▶ [TASK INSTRUCTIONS] Repeat the full listing below verbatim and keep the images out.
— begin DATA SECTION —
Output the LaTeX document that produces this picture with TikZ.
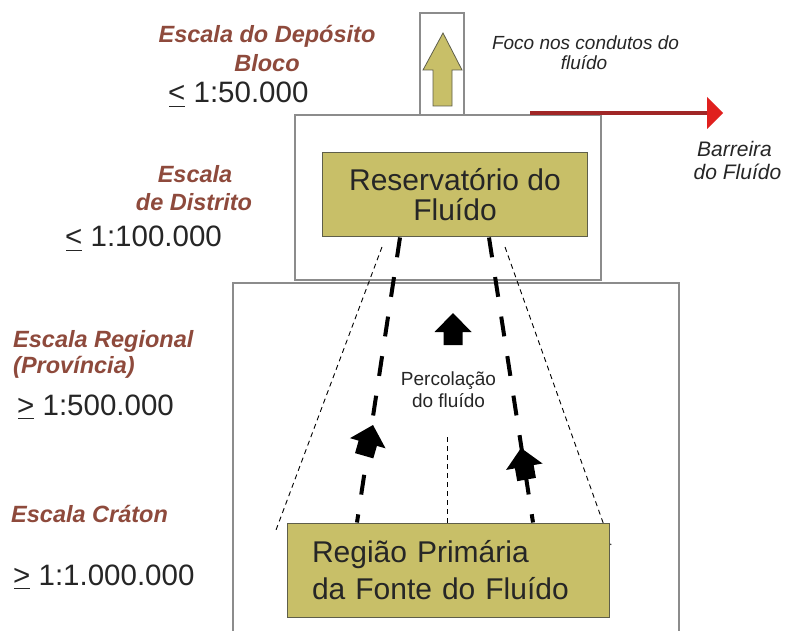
\documentclass[tikz,border=0pt]{standalone}
\usepackage{fontspec}
\setmainfont{Liberation Sans}
\usetikzlibrary{calc}
\definecolor{boxfill}{HTML}{C8BF68}
\definecolor{boxedge}{HTML}{5E5E4A}
\definecolor{framegray}{HTML}{8C8C8C}
\definecolor{brownlab}{HTML}{8E4A3C}
\definecolor{textdark}{HTML}{262626}
\definecolor{redline}{HTML}{A02626}
\definecolor{redhead}{HTML}{E0201E}
\newcommand{\uless}{\makebox[0pt][l]{\hspace{0.03em}\rule[-0.14em]{0.53em}{0.05em}}<}
\newcommand{\ugreater}{\makebox[0pt][l]{\hspace{0.03em}\rule[-0.14em]{0.53em}{0.05em}}>}
\tikzset{
  frame/.style={draw=framegray, line width=1.2pt},
  olivebox/.style={draw=boxedge, fill=boxfill, line width=1pt, text=textdark, inner sep=0pt},
  scalelab/.style={anchor=base, text=brownlab, inner sep=0pt, font=\fontsize{23.5}{28}\selectfont\bfseries\itshape},
  ratiolab/.style={anchor=base west, text=textdark, inner sep=0pt, font=\fontsize{29.5}{30}\selectfont},
  notelab/.style={anchor=base, text=textdark, inner sep=0pt},
  thickdash/.style={line width=4pt, dash pattern=on 20pt off 20pt},
  thindash/.style={line width=0.9pt, dash pattern=on 5pt off 4pt},
  blkarrow/.pic={\fill[black] (0,0) -- (18.5,19) -- (9.5,19) -- (9.5,32) -- (-9.5,32) -- (-9.5,19) -- (-18.5,19) -- cycle;}
}
\begin{document}
\begin{tikzpicture}[x=1pt,y=-1pt]
\useasboundingbox[fill=white] (0,0) rectangle (787,631);

% frames
\draw[frame] (233,631) -- (233,283) -- (679,283) -- (679,631);
\draw[frame] (295,115) rectangle (601,280);
\draw[frame] (420,13) rectangle (464,115);

% olive up arrow in top box
\filldraw[fill=boxfill, draw=boxedge, line width=0.8pt]
  (443,33) -- (462,70) -- (452,70) -- (452,106) -- (433,106) -- (433,70) -- (423,70) -- cycle;

% coordinates
\coordinate (tlA) at (382,247);
\coordinate (tlB) at (276,530);
\coordinate (trA) at (505,247);
\coordinate (trB) at (611,545);
\coordinate (mid) at (447,437);
\coordinate (barA) at (530,113);
\coordinate (barB) at (709,113);
\coordinate (barTip) at (723,113);

% thin dashed guide lines (drawn before the boxes)
\draw[thindash] (tlA) -- (tlB);
\draw[thindash] (trA) -- (trB);

% boxes
\node[olivebox, minimum width=265pt, minimum height=84pt, align=center,
      font=\fontsize{30}{30}\selectfont] (res) at (455,195) {Reservatório do\\Fluído};
\node[olivebox, minimum width=322pt, minimum height=94pt, text width=272pt, align=left,
      font=\fontsize{30}{37}\selectfont] (reg) at (448,570) {Região Primária\\da Fonte do Fluído};

\draw[thindash] (mid) -- (mid |- reg.north);

% thick dashed flow paths
\draw[thickdash] ($(res.south)+(-55,0)$) -- ($(reg.north)+(-91,0)$);
\draw[thickdash] ($(res.south)+(34,0)$) -- ($(reg.north)+(85,0)$);

% black block arrows
\pic at (453,313) {blkarrow};
\pic[rotate=-16] at (373,425) {blkarrow};
\pic[rotate=10] at (521,448) {blkarrow};

% fluid barrier arrow
\draw[redline, line width=4pt] (barA) -- (barB);
\fill[redhead] (barTip) -- (707,97) -- (707,129) -- cycle;

% texts
\node[notelab, font=\fontsize{19}{20}\selectfont\itshape] (foco1) at (585.5,50) {Foco nos condutos do};
\node[notelab, font=\fontsize{19}{20}\selectfont\itshape] (foco2) at (584,70) {fluído};
\node[notelab, font=\fontsize{21}{23}\selectfont\itshape] (bar1) at (734.5,157) {Barreira};
\node[notelab, font=\fontsize{21}{23}\selectfont\itshape] (bar2) at (737.5,180) {do Fluído};
\node[notelab, font=\fontsize{19}{22}\selectfont] (perc1) at (448.5,385) {Percolação};
\node[notelab, font=\fontsize{19}{22}\selectfont] (perc2) at (448.5,407) {do fluído};

\node[scalelab] (dep1) at (267,43) {Escala do Depósito};
\node[scalelab] (dep2) at (267,72) {Bloco};
\node[ratiolab] (dep3) at (168,103) {\uless{} 1:50.000};

\node[scalelab] (dis1) at (195,183) {Escala};
\node[scalelab] (dis2) at (194,211) {de Distrito};
\node[ratiolab] (dis3) at (65,247) {\uless{} 1:100.000};

\node[scalelab, anchor=base west] (reg1) at (13,347) {Escala Regional};
\node[scalelab, anchor=base west] (reg2) at (13,373) {(Província)};
\node[ratiolab] (reg3) at (17,415) {\ugreater{} 1:500.000};

\node[scalelab, anchor=base west] (cra1) at (11,522) {Escala Cráton};
\node[ratiolab] (cra2) at (13,585) {\ugreater{} 1:1.000.000};
\end{tikzpicture}
\end{document}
— end DATA SECTION —
▶ [TASK RESPONSE]
Output the LaTeX document that produces this picture with TikZ.
\documentclass[tikz,border=0pt]{standalone}
\usepackage{fontspec}
\setmainfont{Liberation Sans}
\usetikzlibrary{calc}
\definecolor{boxfill}{HTML}{C8BF68}
\definecolor{boxedge}{HTML}{5E5E4A}
\definecolor{framegray}{HTML}{8C8C8C}
\definecolor{brownlab}{HTML}{8E4A3C}
\definecolor{textdark}{HTML}{262626}
\definecolor{redline}{HTML}{A02626}
\definecolor{redhead}{HTML}{E0201E}
\newcommand{\uless}{\makebox[0pt][l]{\hspace{0.03em}\rule[-0.14em]{0.53em}{0.05em}}<}
\newcommand{\ugreater}{\makebox[0pt][l]{\hspace{0.03em}\rule[-0.14em]{0.53em}{0.05em}}>}
\tikzset{
  frame/.style={draw=framegray, line width=1.2pt},
  olivebox/.style={draw=boxedge, fill=boxfill, line width=1pt, text=textdark, inner sep=0pt},
  scalelab/.style={anchor=base, text=brownlab, inner sep=0pt, font=\fontsize{23.5}{28}\selectfont\bfseries\itshape},
  ratiolab/.style={anchor=base west, text=textdark, inner sep=0pt, font=\fontsize{29.5}{30}\selectfont},
  notelab/.style={anchor=base, text=textdark, inner sep=0pt},
  thickdash/.style={line width=4pt, dash pattern=on 20pt off 20pt},
  thindash/.style={line width=0.9pt, dash pattern=on 5pt off 4pt},
  blkarrow/.pic={\fill[black] (0,0) -- (18.5,19) -- (9.5,19) -- (9.5,32) -- (-9.5,32) -- (-9.5,19) -- (-18.5,19) -- cycle;}
}
\begin{document}
\begin{tikzpicture}[x=1pt,y=-1pt]
\useasboundingbox[fill=white] (0,0) rectangle (787,631);

% frames
\draw[frame] (233,631) -- (233,283) -- (679,283) -- (679,631);
\draw[frame] (295,115) rectangle (601,280);
\draw[frame] (420,13) rectangle (464,115);

% olive up arrow in top box
\filldraw[fill=boxfill, draw=boxedge, line width=0.8pt]
  (443,33) -- (462,70) -- (452,70) -- (452,106) -- (433,106) -- (433,70) -- (423,70) -- cycle;

% coordinates
\coordinate (tlA) at (382,247);
\coordinate (tlB) at (276,530);
\coordinate (trA) at (505,247);
\coordinate (trB) at (611,545);
\coordinate (mid) at (447,437);
\coordinate (barA) at (530,113);
\coordinate (barB) at (709,113);
\coordinate (barTip) at (723,113);

% thin dashed guide lines (drawn before the boxes)
\draw[thindash] (tlA) -- (tlB);
\draw[thindash] (trA) -- (trB);

% boxes
\node[olivebox, minimum width=265pt, minimum height=84pt, align=center,
      font=\fontsize{30}{30}\selectfont] (res) at (455,195) {Reservatório do\\Fluído};
\node[olivebox, minimum width=322pt, minimum height=94pt, text width=272pt, align=left,
      font=\fontsize{30}{37}\selectfont] (reg) at (448,570) {Região Primária\\da Fonte do Fluído};

\draw[thindash] (mid) -- (mid |- reg.north);

% thick dashed flow paths
\draw[thickdash] ($(res.south)+(-55,0)$) -- ($(reg.north)+(-91,0)$);
\draw[thickdash] ($(res.south)+(34,0)$) -- ($(reg.north)+(85,0)$);

% black block arrows
\pic at (453,313) {blkarrow};
\pic[rotate=-16] at (373,425) {blkarrow};
\pic[rotate=10] at (521,448) {blkarrow};

% fluid barrier arrow
\draw[redline, line width=4pt] (barA) -- (barB);
\fill[redhead] (barTip) -- (707,97) -- (707,129) -- cycle;

% texts
\node[notelab, font=\fontsize{19}{20}\selectfont\itshape] (foco1) at (585.5,50) {Foco nos condutos do};
\node[notelab, font=\fontsize{19}{20}\selectfont\itshape] (foco2) at (584,70) {fluído};
\node[notelab, font=\fontsize{21}{23}\selectfont\itshape] (bar1) at (734.5,157) {Barreira};
\node[notelab, font=\fontsize{21}{23}\selectfont\itshape] (bar2) at (737.5,180) {do Fluído};
\node[notelab, font=\fontsize{19}{22}\selectfont] (perc1) at (448.5,385) {Percolação};
\node[notelab, font=\fontsize{19}{22}\selectfont] (perc2) at (448.5,407) {do fluído};

\node[scalelab] (dep1) at (267,43) {Escala do Depósito};
\node[scalelab] (dep2) at (267,72) {Bloco};
\node[ratiolab] (dep3) at (168,103) {\uless{} 1:50.000};

\node[scalelab] (dis1) at (195,183) {Escala};
\node[scalelab] (dis2) at (194,211) {de Distrito};
\node[ratiolab] (dis3) at (65,247) {\uless{} 1:100.000};

\node[scalelab, anchor=base west] (reg1) at (13,347) {Escala Regional};
\node[scalelab, anchor=base west] (reg2) at (13,373) {(Província)};
\node[ratiolab] (reg3) at (17,415) {\ugreater{} 1:500.000};

\node[scalelab, anchor=base west] (cra1) at (11,522) {Escala Cráton};
\node[ratiolab] (cra2) at (13,585) {\ugreater{} 1:1.000.000};
\end{tikzpicture}
\end{document}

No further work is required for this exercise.